Le régime imposé aux stablecoins par MiCA est un sujet de vif débat. En imposant des réserves strictes et des obligations de liquidité élevées, la réglementation pourrait favoriser des acteurs européens au détriment de leurs concurrents non-européens, qui sont moins contraints. Par exemple, l’obligation de garantir chaque jeton par des actifs liquides limite la flexibilité des émetteurs, ce qui pourrait freiner l’adoption des stablecoins dans les paiements internationaux.
Par ailleurs, l’exclusion des stablecoins algorithmiques du cadre réglementaire engendre une incertitude juridique qui pourrait également freiner l’innovation dans ce secteur prometteur. Pourquoi ne pas envisager une régulation plus adaptée, capable de s’ajuster à l’évolution rapide des technologies et d’accompagner les initiatives européennes ?
NFT et MiCA : ambiguïté persistante
La décision d’exclure les NFT du cadre MiCA peut apparaître comme une bonne nouvelle pour certains. Toutefois, cela soulève de nombreuses questions. En effet, le flou entourant la définition des NFT, associé à l’absence de critères clairs pour différencier les NFT utilitaires des actifs financiers, crée une zone grise propice aux interprétations variées.
Cette ambiguïté pourrait inciter les États membres à développer leurs propres régulations, contredisant l’objectif d’harmonisation visé par MiCA. Une clarification est nécessaire pour éviter une fragmentation du marché européen.
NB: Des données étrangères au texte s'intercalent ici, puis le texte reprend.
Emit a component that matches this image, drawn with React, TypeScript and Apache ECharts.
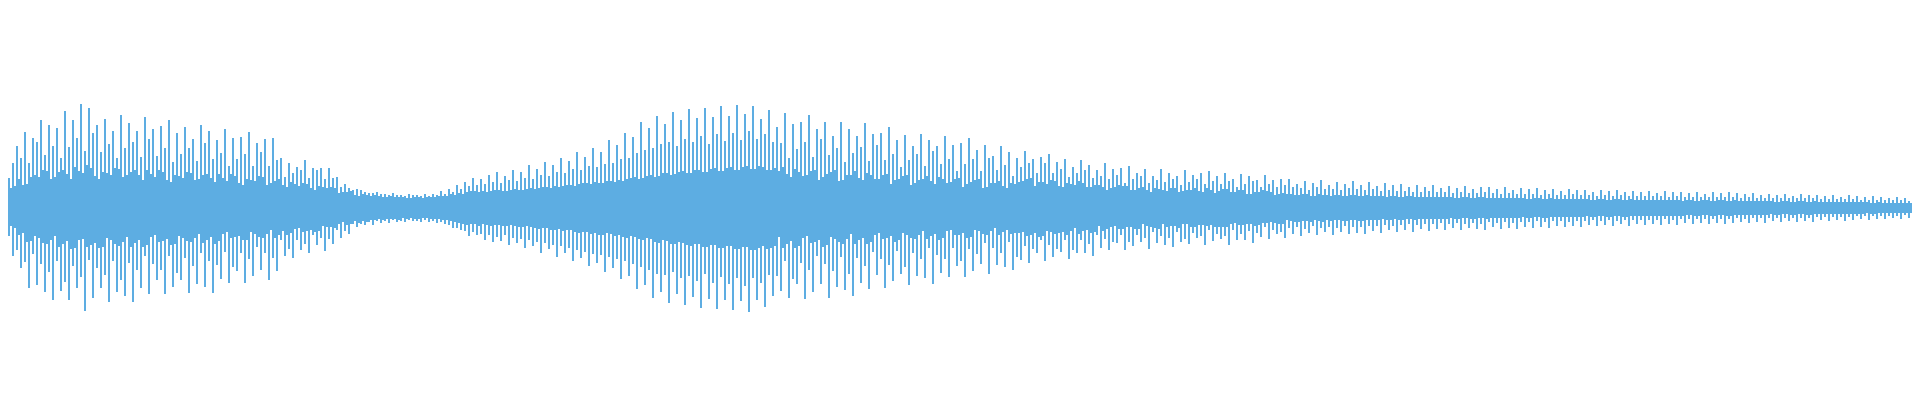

Au final, il est essentiel de garantir une sécurité juridique pour les acteurs du Web 3.
PSAN : obligations disproportionnées pour les petits acteurs
MiCA impose des exigences rigoureuses en matière d’enregistrement et de conformité pour les prestataires de services sur actifs numériques. Si la protection des investisseurs est indéniablement une bonne chose, les coûts liés à ces obligations pourraient décourager les petites entreprises innovantes au profit des grands groupes.
L’obligation de fournir des informations financières détaillées et de respecter des normes de gouvernance strictes pourrait pénaliser les start-ups européennes, déjà confrontées à des difficultés de financement plus importantes que leurs homologues américains ou asiatiques.
Régulation conçue avant l’essor des nouvelles tendances
MiCA est largement basé sur des consultations et études réalisées entre 2018 et 2020, époque à laquelle les enjeux de la DeFi, des DAO et des ZKP (Zero-Knowledge Proofs) étaient encore embryonnaires. L’écosystème des cryptomonnaies évolue à une vitesse fulgurante. Ainsi, les problématiques liées à la finance décentralisée ou aux solutions de confidentialité ne sont pas assez abordées.
L’absence de cadre spécifique pour ces nouvelles technologies pourrait conduire à une fuite des talents et des initiatives vers des juridictions plus attractives, comme Singapour ou Dubaï.
En somme, bien que le règlement MiCA représente une avancée incontestable vers une régulation harmonisée des actifs numériques au sein de l’Union européenne, ses insuffisances pourraient brider l’innovation et diminuer l’attrait du marché européen. Pour éviter une réglementation obsolète, il est crucial de prévoir des mécanismes d’adaptation réguliers, capables de répondre aux évolutions rapides de l’écosystème Web 3. L’Europe doit faire un choix : imposer une régulation rigide au risque d’étouffer l’innovation, ou adapter ses règles pour rester compétitive face aux autres grandes places financières internationales.